Parmi les constats, il y a celui selon lequel un répondant sur trois a déjà été confronté à la corruption ou à l’ingérence. “Ces chiffres ne prouvent pas que le milieu professionnel est corrompu, mais que nos collaborateurs sont vigilants. Le véritable problème est que leurs signalements finissent trop souvent dans un tiroir afin d’éviter toute +publicité négative+”, déplore Alain Peeters, porte-parole de l’ACV Politie.

Pour lui, le rapport met le doigt sur un constat douloureux: trois participants sur dix ont déclaré être insatisfaits du suivi des signalements. Il renvoie à cet égard au témoignage d’un enquêteur qui a déclaré qu’un homme politique lié à un club de football local avait exercé des pressions. “Lorsqu’un inspecteur signale une fuite vers le milieu de la drogue ou des pressions politiques dans un dossier, comme dans l’exemple du club de football, on l’envoie trop souvent balader. Pire encore : les lanceurs d’alerte sont considérés comme des “traîtres”, tandis que les coupables restent en place”, fustige le représentant du syndicat chrétien flamand.

Les policiers honnêtes restent dès lors dans l’ombre tant que la crainte d’une atteinte à l’image de la police est plus forte que la volonté de faire le ménage, analyse encore Alain Peeters.
L’ACV Politie soutient donc la demande d’auditions parlementaires sur le rapport, mais exige surtout des mesures concrètes de la part du ministre de l’Intérieur Bernard Quintin et des hauts responsables de la police.

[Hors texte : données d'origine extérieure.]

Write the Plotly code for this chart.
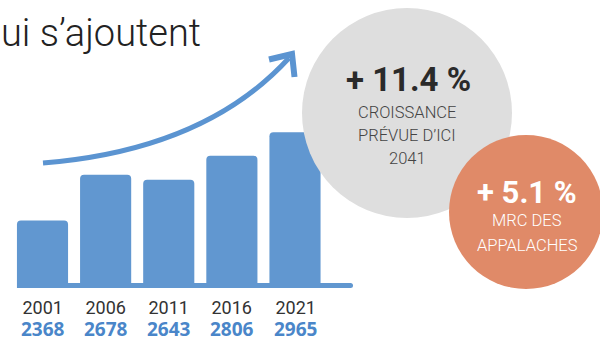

Il faut aussi mettre en place une véritable protection des lanceurs d’alerte et un contrôle externe est nécessaire, plaide l’organisation syndicale. Elle se dit en faveur d’un changement de culture, dans le cadre duquel l’attention serait déjà portée, pendant la formation des cadres, sur le traitement correct des signalements de violations de l’intégrité. “Nous n’acceptons pas qu’un système défaillant ternisse l’image de milliers de policiers intègres et honnêtes. Il est grand temps d’agir : les responsables politiques doivent maintenant montrer s’ils choisissent l’étouffement ou l’État de droit”, conclut Alain Peeters.